Some people are superb at creating visual tools to illustrate complex subjects. John Maloney is one of those gifted people who can synthesize information into a picture which helps people understand the emerging, and existing, knowledge that rest within an organizations “network” of people and processes.  More importantly the illustration above provides a “systemic view” of how and where social technology integrates into the capabilities infrastructure of an organization.

A “Platform of Knowledge” is representative of what every organization has but most cannot “see or actualize” the knowledge because they lack the understanding to recognize that knowledge is an asset.

Knowledge in Your Social System

Social systems sciences is a loose term for engineered environments which, if successful, attract users to participate. The advent of computers and the internet has enabled new types of social systems to take form.

There are multiple methods of measuring participation within a social system. Reach, engagement, frequency of participation – all tell something about the success of a social system. Organizations are “social systems” however the advent of emerging social technologies has changed the dynamics of interaction which if managed effectively accelerates knowledge transfer and the relevant networks of knowledge organizationally.

All social systems have commonalities. One is that they become more engaging and interesting as more people engage and participate. Another is that with each iteration, or version, very quickly the population or interest reaches a new plateau of learning from the “network of knowledge“.

Organizations are one large social system, split into many smaller social systems. Each “social system” contains dynamic knowledge as people apply what they know and learn from what they don’t know from the interactions and flow of communications. Knowledge is an asset that can and should be actualized by every organization.

What Do Knowledge Assets Look Like?

Like the construction of any tangible asset, an inventory of parts is assembled in strategic proportions.  The ability to accomplish this gives the enterprise a strategic and competitive advantage in a market. Business failures are knowledge failures when the “knowledge network” of people’s experience, insights, imaginations and social capital is not optimized.

Most business failure are due to knowledge deficits such as the inexperienced management team, a poor assessment of market conditions, under estimating the amount of money needed, under estimating a competitor, loss of a key employee, or the poor understanding of the technology, etc.  These are knowledge problems not financial problems. Yet most is not all businesses do not consider or use “knowledge assets” rather they use and measure economic assets and the related cost and gains. Economic losses or gains are the results of using or not using knowledge. Use of an organizations “knowledge network” is what produces results. That is if the organization recognizes their knowledge network. After all like trading options on stocks using, trading and exercising your “knowledge network” is indeed an option. Most do not know how to exercise it properly.
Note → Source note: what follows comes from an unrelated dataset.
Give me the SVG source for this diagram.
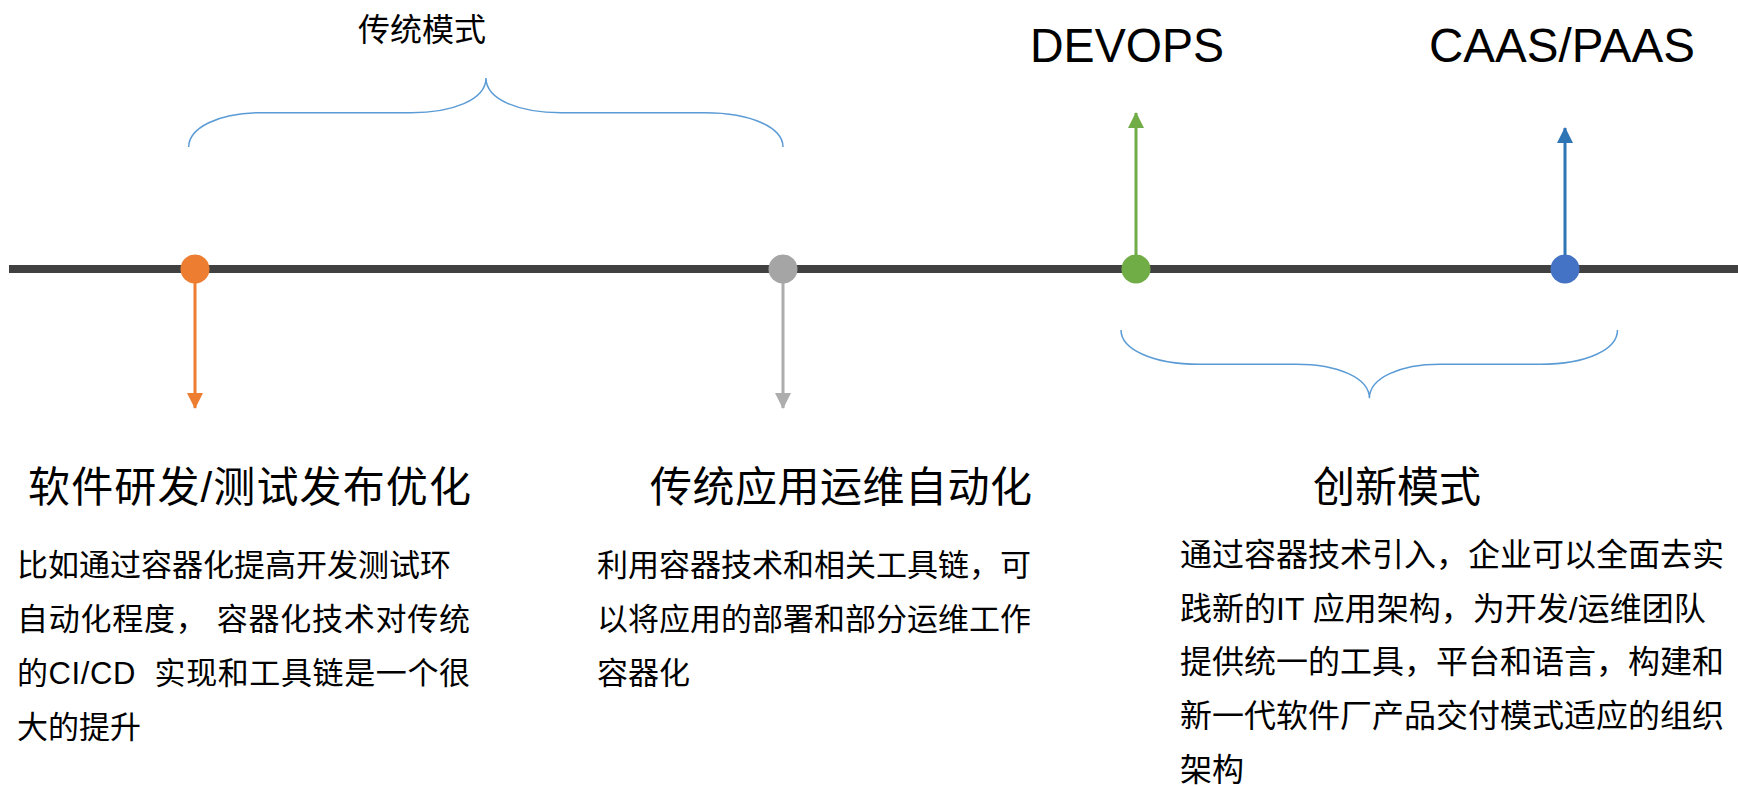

What is the Value of Knowledge Assets?

The value of a knowledge asset is reflected by how effective and efficiently it is used within a social system. Businesses make choices based on what they know and they create things based on what they know. Improving the value of decisions requires an improvement in knowledge.  The value of knowledge is reflected by supply and demand over time.  Having the right knowledge network to improve decisions at the appropriate time is how we reduce the risk of making poor decisions.

Business intent is aimed at producing value for consumption, internally and externally. Value is created from an organizations “social system”. Remember, a social system is an engineered environment which, if successful, attracts users to participate. Participation is relevant to adding new knowledge and relative value to the network of participants. Results come from collective participation and application of knowledge within the network.  Study John’s illustration above in context to the content of this post. Does your social system add value to the knowledge network?